Quoting the arrestees, Jhenidah Deputy Commissioner Saroj Kumar Nath said they had no valid passport or other travel documents. They had to leave India in the face of heightened vigilance by Bengaluru police.
Jahid Hossain, who lives in Kushumpur village in Maheshpur, said many people were being held for illegal entry for the last few days.
Locals said the number of those coming from India was higher than that of the detainees.
In Jashore’s Benapole and other border points, officials of BGB Battalion-49 and Battalion-21 detained 115 for trespassing from India. Of them, 20 are children, 28 women and 67 men, said BGB sources.
Commanding Officer Lt Col Muhammad Monjur-E-Elaihi of BGB Battalion-49 said they detained 54, including an alleged human trafficker, in Daulatpur border area on Wednesday when they were trying to enter Bangladesh.
Later, a case was filed with the Benapole Port Police Station in this regard. Since the beginning of October, 33 cases have been filed with the police station over illegal entry into Bangladesh, said Mamun Khan, officer-in-charge of the police station.
The BGB official said the arrestees were Bangla-speaking Muslims and that they claimed to be from Narail and Faridpur.
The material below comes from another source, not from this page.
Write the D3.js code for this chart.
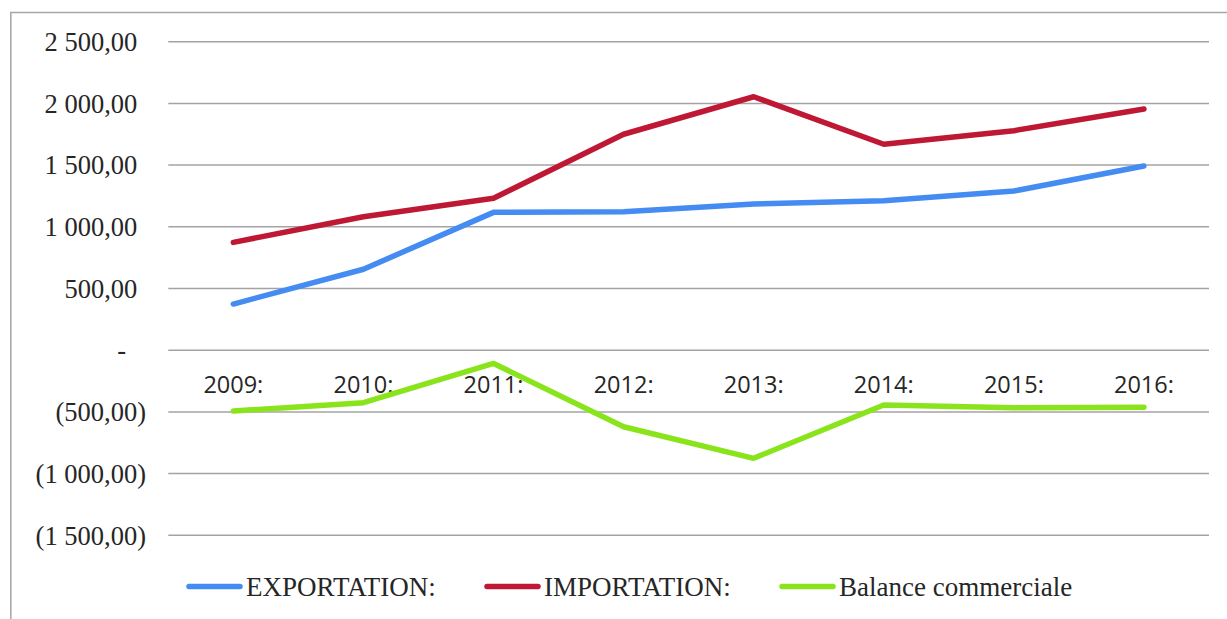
<!DOCTYPE html>
<html><head><meta charset="utf-8">
<script src="https://cdn.jsdelivr.net/npm/d3@7"></script>
<style>html,body{margin:0;padding:0;background:#fff;}svg{display:block;}</style>
</head><body>
<svg id="chart" width="1227" height="619"></svg>
<script>
const categories = ["2009:", "2010:", "2011:", "2012:", "2013:", "2014:", "2015:", "2016:"];
const exportation = [374, 656, 1117, 1122, 1185, 1211, 1290, 1493];
const importation = [874, 1082, 1231, 1750, 2054, 1669, 1779, 1955];
const balance = [-493, -425, -107, -620, -876, -444, -466, -463];
const yTicks = [2500, 2000, 1500, 1000, 500, 0, -500, -1000, -1500];
const seriesNames = ["EXPORTATION:", "IMPORTATION:", "Balance commerciale"];
const seriesColors = ["#448cf2", "#be1835", "#8ae41c"];

(function () {
const svg = d3.select("#chart");
const pLeft = 168.3, pRight = 1209, pTop = 41.7, pBottom = 535.3;

// frame
svg.append("path").attr("d", "M10.8,619 L10.8,12.5 L1227,12.5")
  .attr("fill", "none").attr("stroke", "#a6a6a6").attr("stroke-width", 1.5);

const x = d3.scaleBand().domain(categories).range([pLeft, pRight]);
const y = d3.scaleLinear().domain([-1500, 2500]).range([pBottom, pTop]);

// gridlines
svg.append("g").selectAll("line").data(yTicks).join("line")
  .attr("x1", pLeft).attr("x2", pRight)
  .attr("y1", d => y(d)).attr("y2", d => y(d))
  .attr("stroke", "#a3a3a3").attr("stroke-width", 1.5);

// y labels
function fmt(v) {
  if (v === 0) return "-";
  const s = d3.format(",.2f")(Math.abs(v)).replace(/,/g, " ").replace(".", ",");
  return v < 0 ? "(" + s + ")" : s;
}
svg.append("g").selectAll("text").data(yTicks).join("text")
  .attr("x", d => d < 0 ? 146 : (d === 0 ? 126 : 137.3))
  .attr("y", d => y(d))
  .attr("dy", "0.35em")
  .attr("text-anchor", "end")
  .attr("font-family", "Liberation Serif, Times New Roman, serif")
  .attr("font-size", 26.5)
  .attr("fill", "#262626")
  .text(fmt);

// category labels
svg.append("g").selectAll("text").data(categories).join("text")
  .attr("x", d => x(d) + x.bandwidth() / 2)
  .attr("y", 385)
  .attr("dy", "0.35em")
  .attr("text-anchor", "middle")
  .attr("font-family", "Open Sans, sans-serif")
  .attr("font-size", 23.5)
  .attr("fill", "#262626")
  .text(d => d);

const line = d3.line().x((d, i) => x(categories[i]) + x.bandwidth() / 2).y(d => y(d));
[exportation, importation, balance].forEach((s, k) => {
  svg.append("path").datum(s).attr("d", line)
    .attr("fill", "none").attr("stroke", seriesColors[k])
    .attr("stroke-width", 5.5).attr("stroke-linecap", "round").attr("stroke-linejoin", "round");
});

// legend
const legX = [187, 485, 780];
const lg = svg.append("g");
seriesNames.forEach((n, k) => {
  lg.append("line").attr("x1", legX[k] + 2).attr("x2", legX[k] + 53)
    .attr("y1", 586.5).attr("y2", 586.5)
    .attr("stroke", seriesColors[k]).attr("stroke-width", 5.5).attr("stroke-linecap", "round");
  lg.append("text").attr("x", legX[k] + 59).attr("y", 596)
    .attr("font-family", "Liberation Serif, Times New Roman, serif")
    .attr("font-size", 27).attr("fill", "#262626").text(n);
});
})();
</script>
</body></html>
They, however, could not show any documents to prove their claim.
One of the arrestees, Rahima Khatun, in her mid-thirties, told our Benapole correspondent on Wednesday afternoon that she had gone to India about 10 years ago. She was a domestic worker in Delhi while her husband a day labourer. The couple and their two children, aged 8 and 10, left India fearing arrest.
On August 31, India published the National Register of Citizens (NRC) in Assam, virtually stripping about 19 lakh people of citizenship. The register is a list of people who failed to prove they came to India before March 24, 1971.
On Wednesday, Indian Home Minister Amit Shah said the NRC would take effect across the country.
Bangladesh shares borders of over 4,000kms with India. The bordering Indian states are West Bengal, Assam, Meghalaya, Tripura and Mizoram.